--- begin ---

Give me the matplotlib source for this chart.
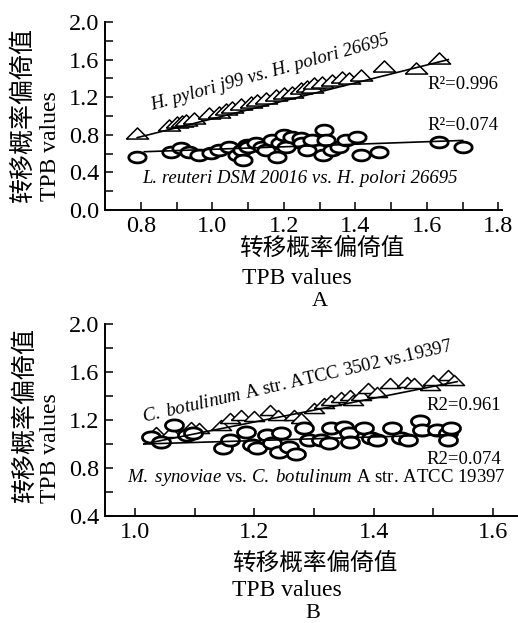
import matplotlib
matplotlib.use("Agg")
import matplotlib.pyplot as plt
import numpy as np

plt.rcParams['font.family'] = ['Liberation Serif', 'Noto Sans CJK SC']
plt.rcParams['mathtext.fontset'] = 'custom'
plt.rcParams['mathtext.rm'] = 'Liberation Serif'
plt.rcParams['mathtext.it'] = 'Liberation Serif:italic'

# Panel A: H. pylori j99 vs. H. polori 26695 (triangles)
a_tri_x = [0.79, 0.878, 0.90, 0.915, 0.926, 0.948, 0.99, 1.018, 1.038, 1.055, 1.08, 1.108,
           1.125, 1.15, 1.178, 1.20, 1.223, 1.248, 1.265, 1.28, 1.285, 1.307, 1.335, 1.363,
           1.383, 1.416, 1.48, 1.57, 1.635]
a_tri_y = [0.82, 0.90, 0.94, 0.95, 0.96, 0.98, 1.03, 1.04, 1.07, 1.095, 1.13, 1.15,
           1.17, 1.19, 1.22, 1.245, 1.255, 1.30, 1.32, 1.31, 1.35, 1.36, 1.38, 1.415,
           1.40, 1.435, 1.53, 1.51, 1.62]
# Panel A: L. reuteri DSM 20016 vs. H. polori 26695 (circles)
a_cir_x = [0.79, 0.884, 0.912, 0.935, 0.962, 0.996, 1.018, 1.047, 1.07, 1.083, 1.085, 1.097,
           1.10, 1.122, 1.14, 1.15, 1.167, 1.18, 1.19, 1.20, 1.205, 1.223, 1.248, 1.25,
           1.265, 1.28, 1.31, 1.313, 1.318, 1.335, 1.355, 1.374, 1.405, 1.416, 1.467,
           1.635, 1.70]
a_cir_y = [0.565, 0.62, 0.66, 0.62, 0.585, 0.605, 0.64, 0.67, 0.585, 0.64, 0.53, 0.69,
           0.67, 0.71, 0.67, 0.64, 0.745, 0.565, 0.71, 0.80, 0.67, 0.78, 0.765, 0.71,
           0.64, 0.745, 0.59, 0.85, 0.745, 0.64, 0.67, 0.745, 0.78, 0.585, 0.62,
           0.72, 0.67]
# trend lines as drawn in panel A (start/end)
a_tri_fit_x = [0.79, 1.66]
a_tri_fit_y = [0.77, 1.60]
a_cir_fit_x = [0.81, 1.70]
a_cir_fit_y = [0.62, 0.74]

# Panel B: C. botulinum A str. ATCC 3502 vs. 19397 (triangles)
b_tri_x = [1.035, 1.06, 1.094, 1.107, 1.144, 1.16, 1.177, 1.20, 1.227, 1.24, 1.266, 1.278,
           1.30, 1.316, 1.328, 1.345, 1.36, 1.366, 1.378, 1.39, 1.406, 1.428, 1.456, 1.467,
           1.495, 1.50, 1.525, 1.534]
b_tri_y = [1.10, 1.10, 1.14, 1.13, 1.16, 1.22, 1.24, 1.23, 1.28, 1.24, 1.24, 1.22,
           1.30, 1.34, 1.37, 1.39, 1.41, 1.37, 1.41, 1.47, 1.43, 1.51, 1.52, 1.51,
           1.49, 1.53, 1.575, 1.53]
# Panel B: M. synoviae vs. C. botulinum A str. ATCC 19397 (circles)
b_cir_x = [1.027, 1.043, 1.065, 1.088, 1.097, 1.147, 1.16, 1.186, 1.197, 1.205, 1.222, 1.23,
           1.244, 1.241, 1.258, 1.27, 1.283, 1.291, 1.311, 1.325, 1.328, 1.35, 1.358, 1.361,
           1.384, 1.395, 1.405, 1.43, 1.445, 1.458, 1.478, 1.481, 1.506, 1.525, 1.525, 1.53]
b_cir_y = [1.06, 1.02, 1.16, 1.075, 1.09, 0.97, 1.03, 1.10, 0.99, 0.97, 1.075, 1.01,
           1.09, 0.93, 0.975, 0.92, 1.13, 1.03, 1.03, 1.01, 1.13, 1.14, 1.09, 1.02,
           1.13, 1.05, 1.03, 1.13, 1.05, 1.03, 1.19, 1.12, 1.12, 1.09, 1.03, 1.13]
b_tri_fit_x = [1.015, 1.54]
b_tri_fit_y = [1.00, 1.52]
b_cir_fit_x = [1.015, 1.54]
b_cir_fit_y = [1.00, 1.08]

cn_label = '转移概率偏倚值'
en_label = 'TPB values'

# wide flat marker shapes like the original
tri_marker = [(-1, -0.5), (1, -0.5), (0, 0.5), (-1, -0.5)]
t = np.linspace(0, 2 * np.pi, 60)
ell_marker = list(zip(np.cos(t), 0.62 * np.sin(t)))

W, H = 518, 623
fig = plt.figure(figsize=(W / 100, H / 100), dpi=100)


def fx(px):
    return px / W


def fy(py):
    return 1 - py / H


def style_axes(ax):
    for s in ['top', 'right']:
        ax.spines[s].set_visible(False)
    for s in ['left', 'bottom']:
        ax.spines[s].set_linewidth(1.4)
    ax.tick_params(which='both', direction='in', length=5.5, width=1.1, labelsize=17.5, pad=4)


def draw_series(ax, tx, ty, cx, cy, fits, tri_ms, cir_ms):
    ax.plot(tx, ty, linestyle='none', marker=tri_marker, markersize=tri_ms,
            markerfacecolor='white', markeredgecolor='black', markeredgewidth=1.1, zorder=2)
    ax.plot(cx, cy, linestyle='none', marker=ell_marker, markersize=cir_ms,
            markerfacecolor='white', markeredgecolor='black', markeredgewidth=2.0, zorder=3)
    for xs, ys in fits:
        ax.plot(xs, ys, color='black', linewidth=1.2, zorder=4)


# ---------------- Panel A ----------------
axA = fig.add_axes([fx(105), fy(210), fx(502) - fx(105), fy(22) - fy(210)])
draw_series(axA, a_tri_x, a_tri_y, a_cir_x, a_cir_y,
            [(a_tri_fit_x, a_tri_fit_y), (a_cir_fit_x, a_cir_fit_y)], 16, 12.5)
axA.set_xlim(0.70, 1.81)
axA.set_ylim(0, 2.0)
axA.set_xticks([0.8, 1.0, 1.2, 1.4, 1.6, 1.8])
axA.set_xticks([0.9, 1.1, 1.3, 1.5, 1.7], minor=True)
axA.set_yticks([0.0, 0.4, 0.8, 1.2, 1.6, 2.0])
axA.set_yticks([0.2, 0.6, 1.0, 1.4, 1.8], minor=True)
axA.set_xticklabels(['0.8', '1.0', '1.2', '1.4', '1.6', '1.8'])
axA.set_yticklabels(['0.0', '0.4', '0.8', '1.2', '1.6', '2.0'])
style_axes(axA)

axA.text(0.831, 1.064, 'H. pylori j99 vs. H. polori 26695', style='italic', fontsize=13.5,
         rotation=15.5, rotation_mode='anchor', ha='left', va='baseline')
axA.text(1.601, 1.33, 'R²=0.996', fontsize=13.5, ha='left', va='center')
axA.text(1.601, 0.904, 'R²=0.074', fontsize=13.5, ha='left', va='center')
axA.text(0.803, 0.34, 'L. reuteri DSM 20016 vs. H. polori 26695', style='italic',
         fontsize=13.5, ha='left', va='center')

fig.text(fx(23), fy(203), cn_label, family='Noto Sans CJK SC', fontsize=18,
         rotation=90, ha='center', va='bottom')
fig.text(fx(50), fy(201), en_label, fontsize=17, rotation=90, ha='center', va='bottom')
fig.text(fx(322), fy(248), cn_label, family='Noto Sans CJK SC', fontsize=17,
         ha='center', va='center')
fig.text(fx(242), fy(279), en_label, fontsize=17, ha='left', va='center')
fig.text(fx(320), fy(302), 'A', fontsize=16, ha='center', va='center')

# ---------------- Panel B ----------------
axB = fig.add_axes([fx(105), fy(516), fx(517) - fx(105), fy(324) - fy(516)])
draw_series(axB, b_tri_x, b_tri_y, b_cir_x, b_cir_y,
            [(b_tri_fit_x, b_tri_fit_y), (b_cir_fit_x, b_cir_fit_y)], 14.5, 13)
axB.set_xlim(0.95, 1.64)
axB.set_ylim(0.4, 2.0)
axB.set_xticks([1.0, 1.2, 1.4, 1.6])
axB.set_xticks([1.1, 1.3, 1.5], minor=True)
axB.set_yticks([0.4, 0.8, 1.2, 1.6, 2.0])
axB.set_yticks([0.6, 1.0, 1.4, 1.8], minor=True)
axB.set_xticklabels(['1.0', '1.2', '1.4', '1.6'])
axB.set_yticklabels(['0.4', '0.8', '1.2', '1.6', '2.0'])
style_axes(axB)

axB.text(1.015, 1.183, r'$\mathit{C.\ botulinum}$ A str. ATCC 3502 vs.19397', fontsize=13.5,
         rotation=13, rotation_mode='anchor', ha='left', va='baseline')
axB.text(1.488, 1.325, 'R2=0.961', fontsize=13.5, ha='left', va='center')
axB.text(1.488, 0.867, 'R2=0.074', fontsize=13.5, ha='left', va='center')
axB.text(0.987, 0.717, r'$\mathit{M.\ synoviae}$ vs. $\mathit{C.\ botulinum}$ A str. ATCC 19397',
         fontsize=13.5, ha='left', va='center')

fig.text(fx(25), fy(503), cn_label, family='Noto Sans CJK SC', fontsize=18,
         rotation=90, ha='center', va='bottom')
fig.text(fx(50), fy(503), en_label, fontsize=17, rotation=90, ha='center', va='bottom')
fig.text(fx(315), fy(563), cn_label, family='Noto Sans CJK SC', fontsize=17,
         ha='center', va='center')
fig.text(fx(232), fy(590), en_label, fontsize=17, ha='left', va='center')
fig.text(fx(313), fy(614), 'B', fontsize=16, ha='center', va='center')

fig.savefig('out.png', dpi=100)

--- end ---

# PROBLEM DESCRIPTION:
Repeat the listing above up to and including the line with "plt.rcParams['mathtext.it'] = 'Liberation", starting from its first line. Drop any pictures.

# REPLY TO THE TASK:
Give me the matplotlib source for this chart.
import matplotlib
matplotlib.use("Agg")
import matplotlib.pyplot as plt
import numpy as np

plt.rcParams['font.family'] = ['Liberation Serif', 'Noto Sans CJK SC']
plt.rcParams['mathtext.fontset'] = 'custom'
plt.rcParams['mathtext.rm'] = 'Liberation Serif'
plt.rcParams['mathtext.it'] = 'Liberation Serif:italic'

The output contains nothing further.